## begin Entries provided

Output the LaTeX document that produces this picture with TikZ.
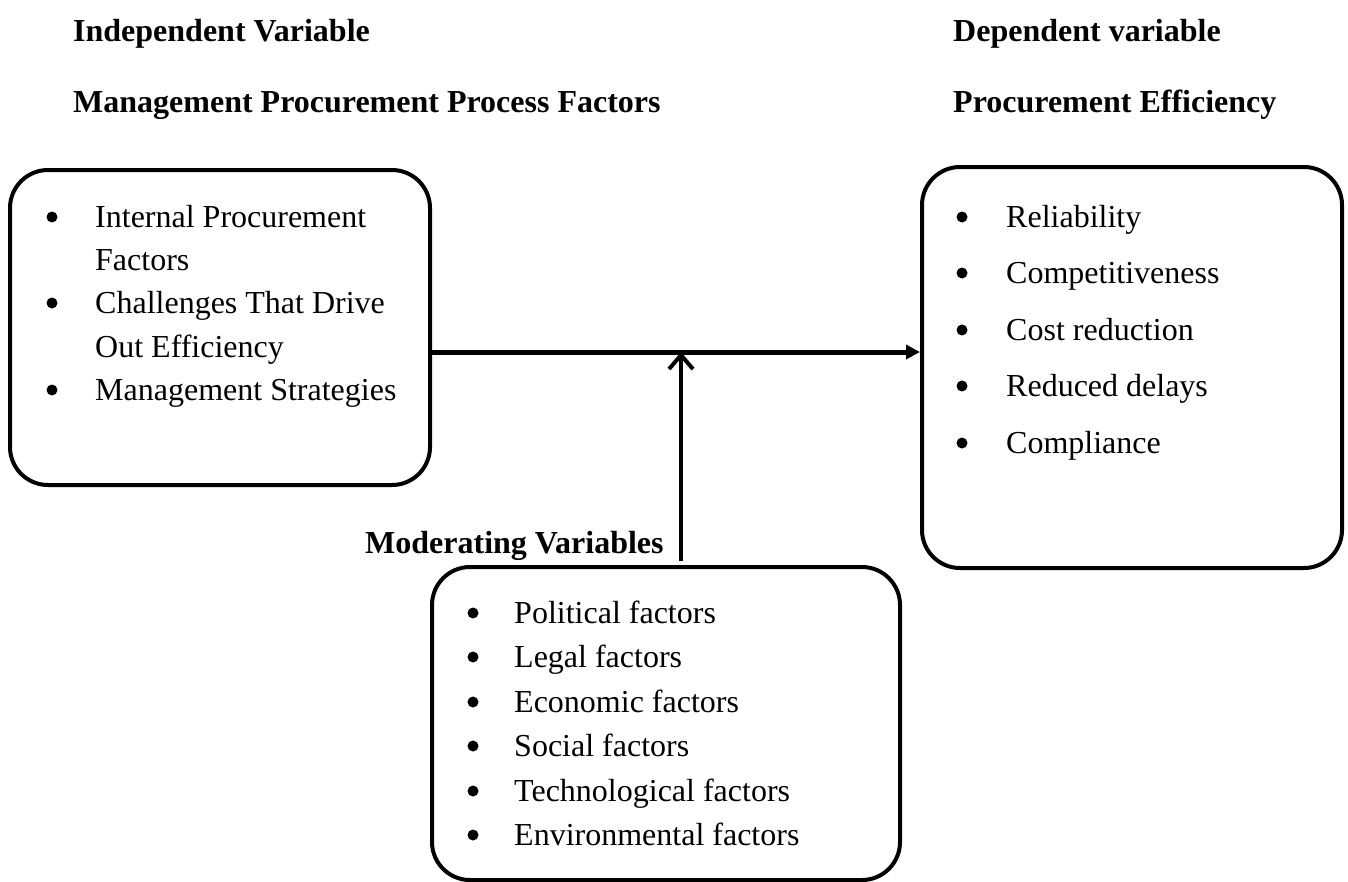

## end Entries provided
## begin Entries provided

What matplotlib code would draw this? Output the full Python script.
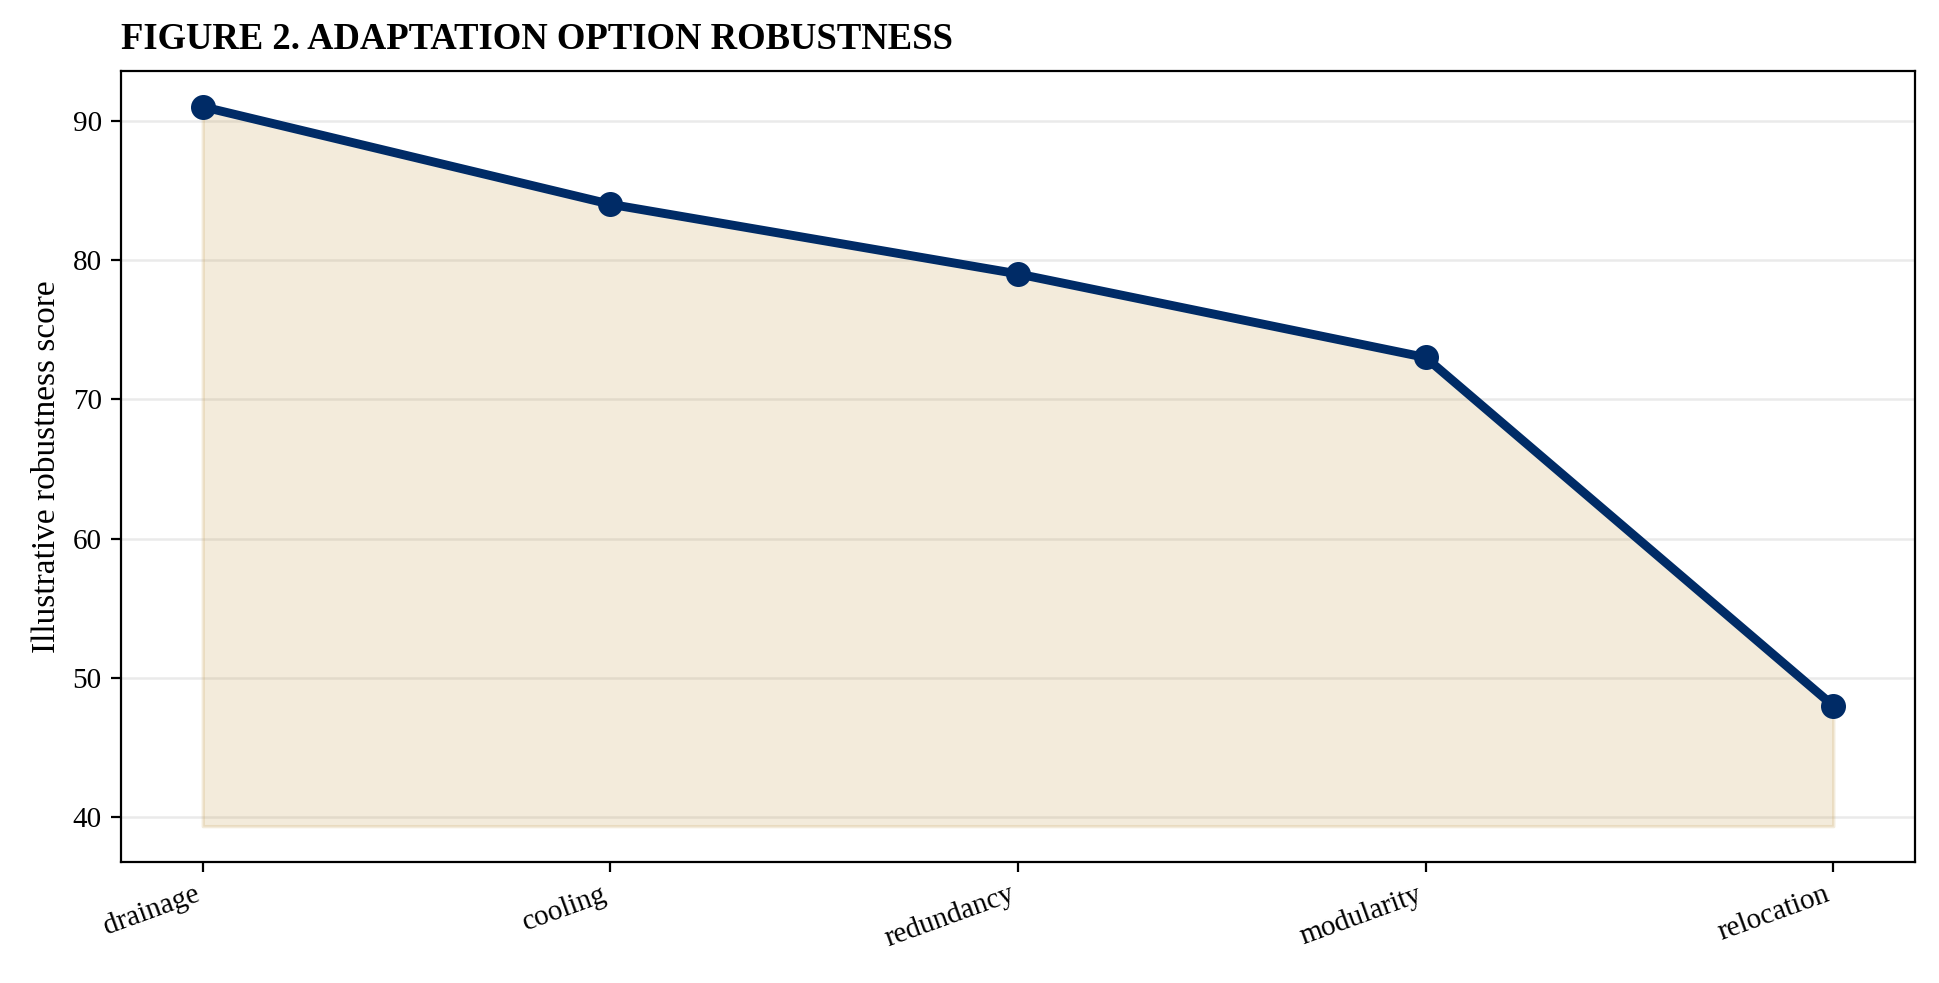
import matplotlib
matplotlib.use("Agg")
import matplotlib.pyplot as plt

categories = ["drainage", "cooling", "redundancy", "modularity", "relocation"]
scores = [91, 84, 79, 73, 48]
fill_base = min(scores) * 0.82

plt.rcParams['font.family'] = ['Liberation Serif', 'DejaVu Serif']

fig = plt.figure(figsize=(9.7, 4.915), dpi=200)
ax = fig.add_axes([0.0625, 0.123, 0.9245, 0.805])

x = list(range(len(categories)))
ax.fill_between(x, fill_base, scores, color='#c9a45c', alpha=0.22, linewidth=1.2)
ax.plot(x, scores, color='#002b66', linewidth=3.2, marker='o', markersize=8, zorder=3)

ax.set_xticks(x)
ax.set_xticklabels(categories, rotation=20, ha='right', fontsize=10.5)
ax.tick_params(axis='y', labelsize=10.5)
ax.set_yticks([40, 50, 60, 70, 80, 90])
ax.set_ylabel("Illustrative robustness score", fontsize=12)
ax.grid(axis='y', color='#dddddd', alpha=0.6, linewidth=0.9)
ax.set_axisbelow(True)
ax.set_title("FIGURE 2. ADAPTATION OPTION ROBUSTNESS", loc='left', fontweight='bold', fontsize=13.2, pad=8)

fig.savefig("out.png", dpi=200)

## end Entries provided
## begin Entries provided

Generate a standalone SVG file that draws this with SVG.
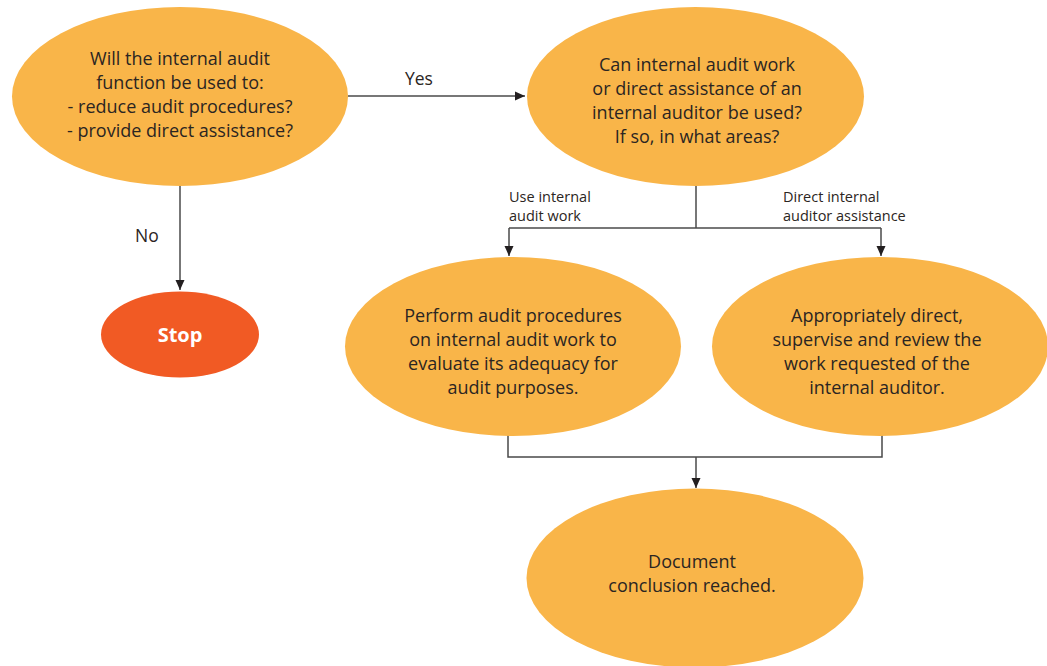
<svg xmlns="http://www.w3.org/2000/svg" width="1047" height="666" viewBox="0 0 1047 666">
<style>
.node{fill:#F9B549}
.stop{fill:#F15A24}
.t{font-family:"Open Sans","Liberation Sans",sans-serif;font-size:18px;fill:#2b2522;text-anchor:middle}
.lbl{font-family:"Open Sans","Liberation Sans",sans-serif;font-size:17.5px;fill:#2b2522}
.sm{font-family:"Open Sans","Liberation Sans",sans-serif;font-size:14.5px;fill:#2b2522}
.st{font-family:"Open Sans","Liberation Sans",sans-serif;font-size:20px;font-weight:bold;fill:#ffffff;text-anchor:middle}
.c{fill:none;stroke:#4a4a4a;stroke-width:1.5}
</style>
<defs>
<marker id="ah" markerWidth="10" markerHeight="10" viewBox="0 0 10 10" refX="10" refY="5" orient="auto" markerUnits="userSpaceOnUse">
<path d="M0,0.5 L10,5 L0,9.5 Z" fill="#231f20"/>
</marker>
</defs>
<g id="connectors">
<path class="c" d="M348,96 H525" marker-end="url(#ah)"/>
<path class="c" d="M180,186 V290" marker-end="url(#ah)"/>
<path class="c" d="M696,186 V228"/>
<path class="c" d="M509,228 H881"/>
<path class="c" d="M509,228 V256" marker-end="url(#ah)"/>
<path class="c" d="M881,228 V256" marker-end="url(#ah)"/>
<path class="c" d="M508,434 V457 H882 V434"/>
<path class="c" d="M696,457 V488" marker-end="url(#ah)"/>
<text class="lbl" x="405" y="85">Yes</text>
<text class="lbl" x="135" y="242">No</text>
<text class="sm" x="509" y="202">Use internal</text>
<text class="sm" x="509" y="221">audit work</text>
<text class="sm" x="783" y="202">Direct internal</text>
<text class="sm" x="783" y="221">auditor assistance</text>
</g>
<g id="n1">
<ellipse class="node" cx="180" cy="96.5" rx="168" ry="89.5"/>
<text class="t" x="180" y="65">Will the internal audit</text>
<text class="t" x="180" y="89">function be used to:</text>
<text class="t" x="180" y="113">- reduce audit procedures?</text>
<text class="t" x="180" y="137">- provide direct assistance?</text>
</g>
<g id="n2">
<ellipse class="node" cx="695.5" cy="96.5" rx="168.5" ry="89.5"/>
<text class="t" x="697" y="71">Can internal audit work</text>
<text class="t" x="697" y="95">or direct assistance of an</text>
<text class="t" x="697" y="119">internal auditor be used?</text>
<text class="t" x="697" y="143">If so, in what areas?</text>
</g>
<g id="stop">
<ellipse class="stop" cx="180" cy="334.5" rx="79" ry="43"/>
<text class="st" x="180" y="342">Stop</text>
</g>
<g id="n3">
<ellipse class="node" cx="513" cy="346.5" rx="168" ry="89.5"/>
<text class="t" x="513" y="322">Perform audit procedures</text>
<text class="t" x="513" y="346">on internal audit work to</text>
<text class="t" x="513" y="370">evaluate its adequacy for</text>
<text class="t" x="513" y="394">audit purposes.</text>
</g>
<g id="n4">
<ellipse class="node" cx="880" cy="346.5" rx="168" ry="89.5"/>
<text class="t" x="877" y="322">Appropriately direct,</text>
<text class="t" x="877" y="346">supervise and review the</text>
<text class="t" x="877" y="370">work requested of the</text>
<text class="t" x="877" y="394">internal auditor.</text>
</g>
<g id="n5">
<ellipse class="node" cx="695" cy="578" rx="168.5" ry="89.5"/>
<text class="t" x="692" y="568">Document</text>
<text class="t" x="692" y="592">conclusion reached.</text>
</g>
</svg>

## end Entries provided

## Brief
In the lines above, locate the string "that". Copy every line where it occurs.

## Correct answer
Output the LaTeX document that produces this picture with TikZ.
Generate a standalone SVG file that draws this with SVG.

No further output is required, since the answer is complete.